-- begin --

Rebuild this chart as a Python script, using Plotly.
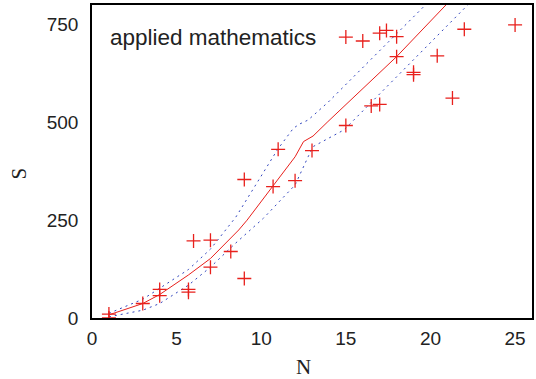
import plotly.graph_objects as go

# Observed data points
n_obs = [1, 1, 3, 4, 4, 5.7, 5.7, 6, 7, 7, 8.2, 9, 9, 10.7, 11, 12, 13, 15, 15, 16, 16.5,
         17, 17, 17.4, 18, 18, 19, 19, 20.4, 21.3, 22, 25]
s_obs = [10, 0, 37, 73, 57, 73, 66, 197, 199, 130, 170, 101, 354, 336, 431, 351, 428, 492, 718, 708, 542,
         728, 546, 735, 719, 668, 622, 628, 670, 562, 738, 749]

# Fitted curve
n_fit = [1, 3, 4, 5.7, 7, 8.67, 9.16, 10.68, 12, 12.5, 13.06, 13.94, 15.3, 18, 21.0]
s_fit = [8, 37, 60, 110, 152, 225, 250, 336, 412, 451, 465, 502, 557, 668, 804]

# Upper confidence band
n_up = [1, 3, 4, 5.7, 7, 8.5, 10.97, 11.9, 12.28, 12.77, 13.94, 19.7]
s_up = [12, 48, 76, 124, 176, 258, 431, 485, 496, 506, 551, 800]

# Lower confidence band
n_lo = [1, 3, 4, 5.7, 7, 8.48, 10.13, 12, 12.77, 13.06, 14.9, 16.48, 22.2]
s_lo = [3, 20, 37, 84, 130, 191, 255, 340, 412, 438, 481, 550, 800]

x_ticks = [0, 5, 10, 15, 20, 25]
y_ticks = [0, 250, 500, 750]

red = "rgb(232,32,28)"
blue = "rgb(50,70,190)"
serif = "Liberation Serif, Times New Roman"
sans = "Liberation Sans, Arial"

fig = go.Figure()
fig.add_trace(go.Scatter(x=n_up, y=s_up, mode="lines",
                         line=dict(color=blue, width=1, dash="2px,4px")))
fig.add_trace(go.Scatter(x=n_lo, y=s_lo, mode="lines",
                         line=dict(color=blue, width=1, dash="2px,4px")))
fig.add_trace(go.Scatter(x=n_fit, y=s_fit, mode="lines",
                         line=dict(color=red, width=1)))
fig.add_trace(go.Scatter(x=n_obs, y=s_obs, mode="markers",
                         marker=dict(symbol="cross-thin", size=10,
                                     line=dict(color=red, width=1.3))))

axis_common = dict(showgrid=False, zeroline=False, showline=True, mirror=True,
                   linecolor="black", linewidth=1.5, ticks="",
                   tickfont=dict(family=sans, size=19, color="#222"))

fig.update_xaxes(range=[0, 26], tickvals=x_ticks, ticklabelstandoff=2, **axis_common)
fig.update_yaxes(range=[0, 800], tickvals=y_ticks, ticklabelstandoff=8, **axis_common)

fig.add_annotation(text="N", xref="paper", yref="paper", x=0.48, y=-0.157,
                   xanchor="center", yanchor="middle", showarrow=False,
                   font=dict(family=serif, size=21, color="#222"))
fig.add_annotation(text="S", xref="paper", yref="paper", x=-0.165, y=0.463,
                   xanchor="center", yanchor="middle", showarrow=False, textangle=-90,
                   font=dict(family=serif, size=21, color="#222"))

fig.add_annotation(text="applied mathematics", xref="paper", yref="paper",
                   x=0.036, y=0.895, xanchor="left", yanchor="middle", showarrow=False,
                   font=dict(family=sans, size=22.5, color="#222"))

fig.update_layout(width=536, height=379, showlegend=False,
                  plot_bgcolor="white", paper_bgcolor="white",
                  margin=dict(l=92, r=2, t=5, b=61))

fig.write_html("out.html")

-- end --
-- begin --

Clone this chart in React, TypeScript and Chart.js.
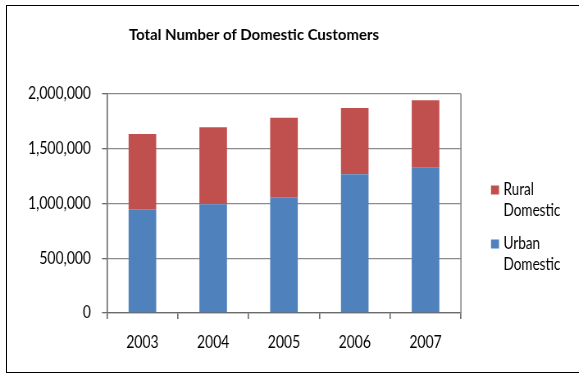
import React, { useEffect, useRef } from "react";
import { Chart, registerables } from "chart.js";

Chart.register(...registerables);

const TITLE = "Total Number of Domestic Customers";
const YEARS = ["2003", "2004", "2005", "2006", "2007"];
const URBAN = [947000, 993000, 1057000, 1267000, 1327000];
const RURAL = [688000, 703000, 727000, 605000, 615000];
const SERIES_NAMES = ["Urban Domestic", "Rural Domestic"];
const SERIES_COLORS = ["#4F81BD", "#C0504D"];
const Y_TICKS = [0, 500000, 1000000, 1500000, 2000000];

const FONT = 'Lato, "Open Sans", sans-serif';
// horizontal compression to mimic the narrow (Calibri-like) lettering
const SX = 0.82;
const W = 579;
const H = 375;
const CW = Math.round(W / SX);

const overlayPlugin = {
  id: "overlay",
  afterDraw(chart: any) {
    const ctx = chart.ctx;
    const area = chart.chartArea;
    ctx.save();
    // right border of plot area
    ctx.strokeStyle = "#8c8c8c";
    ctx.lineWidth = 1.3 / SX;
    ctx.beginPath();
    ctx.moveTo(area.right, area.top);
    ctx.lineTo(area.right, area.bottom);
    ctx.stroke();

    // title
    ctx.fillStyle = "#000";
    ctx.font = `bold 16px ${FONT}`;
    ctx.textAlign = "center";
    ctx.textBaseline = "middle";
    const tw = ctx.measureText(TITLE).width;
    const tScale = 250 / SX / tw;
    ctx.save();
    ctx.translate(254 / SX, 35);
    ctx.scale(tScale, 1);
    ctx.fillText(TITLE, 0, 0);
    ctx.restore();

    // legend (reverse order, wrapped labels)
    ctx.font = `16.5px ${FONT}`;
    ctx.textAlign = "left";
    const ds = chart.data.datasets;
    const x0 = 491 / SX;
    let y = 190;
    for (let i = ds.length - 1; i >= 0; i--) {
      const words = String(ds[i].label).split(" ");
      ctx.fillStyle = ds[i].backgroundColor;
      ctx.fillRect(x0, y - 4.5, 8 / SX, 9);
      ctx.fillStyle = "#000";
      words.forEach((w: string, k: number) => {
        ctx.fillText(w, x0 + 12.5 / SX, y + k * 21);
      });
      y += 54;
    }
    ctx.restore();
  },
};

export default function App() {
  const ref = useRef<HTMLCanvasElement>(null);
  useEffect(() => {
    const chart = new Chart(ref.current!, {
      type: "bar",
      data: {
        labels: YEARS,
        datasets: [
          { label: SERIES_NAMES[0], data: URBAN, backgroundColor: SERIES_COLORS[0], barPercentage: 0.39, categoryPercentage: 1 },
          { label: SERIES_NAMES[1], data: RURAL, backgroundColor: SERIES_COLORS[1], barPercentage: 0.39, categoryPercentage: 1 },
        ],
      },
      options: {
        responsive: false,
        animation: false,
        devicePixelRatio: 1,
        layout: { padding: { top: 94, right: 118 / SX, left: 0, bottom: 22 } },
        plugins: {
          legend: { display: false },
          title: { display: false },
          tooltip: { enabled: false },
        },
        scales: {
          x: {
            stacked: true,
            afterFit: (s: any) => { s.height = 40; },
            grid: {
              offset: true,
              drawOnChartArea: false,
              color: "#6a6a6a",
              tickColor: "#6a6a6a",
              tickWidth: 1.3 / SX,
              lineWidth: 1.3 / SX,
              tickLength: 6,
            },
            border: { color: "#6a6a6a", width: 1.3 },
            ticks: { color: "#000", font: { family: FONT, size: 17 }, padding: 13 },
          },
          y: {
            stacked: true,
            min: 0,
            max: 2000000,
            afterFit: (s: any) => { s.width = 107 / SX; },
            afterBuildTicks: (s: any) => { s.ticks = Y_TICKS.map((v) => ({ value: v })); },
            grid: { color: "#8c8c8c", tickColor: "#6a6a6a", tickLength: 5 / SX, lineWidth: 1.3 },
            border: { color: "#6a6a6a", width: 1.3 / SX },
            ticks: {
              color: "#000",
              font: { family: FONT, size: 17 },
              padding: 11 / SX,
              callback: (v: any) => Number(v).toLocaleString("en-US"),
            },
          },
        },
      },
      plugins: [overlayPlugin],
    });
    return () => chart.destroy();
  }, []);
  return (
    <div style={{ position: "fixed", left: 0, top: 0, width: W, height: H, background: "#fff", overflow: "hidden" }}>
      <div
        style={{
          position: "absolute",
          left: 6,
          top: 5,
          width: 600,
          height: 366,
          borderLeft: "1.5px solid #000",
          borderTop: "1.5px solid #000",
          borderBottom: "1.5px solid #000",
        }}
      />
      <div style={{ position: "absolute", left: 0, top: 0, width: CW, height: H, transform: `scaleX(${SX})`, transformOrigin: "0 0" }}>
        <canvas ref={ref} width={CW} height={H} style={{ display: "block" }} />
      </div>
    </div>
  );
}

-- end --

* _Goal_: Lines of the material that contain the word "this" are to be gathered.

* _Finished exercise_:
Rebuild this chart as a Python script, using Plotly.
Clone this chart in React, TypeScript and Chart.js.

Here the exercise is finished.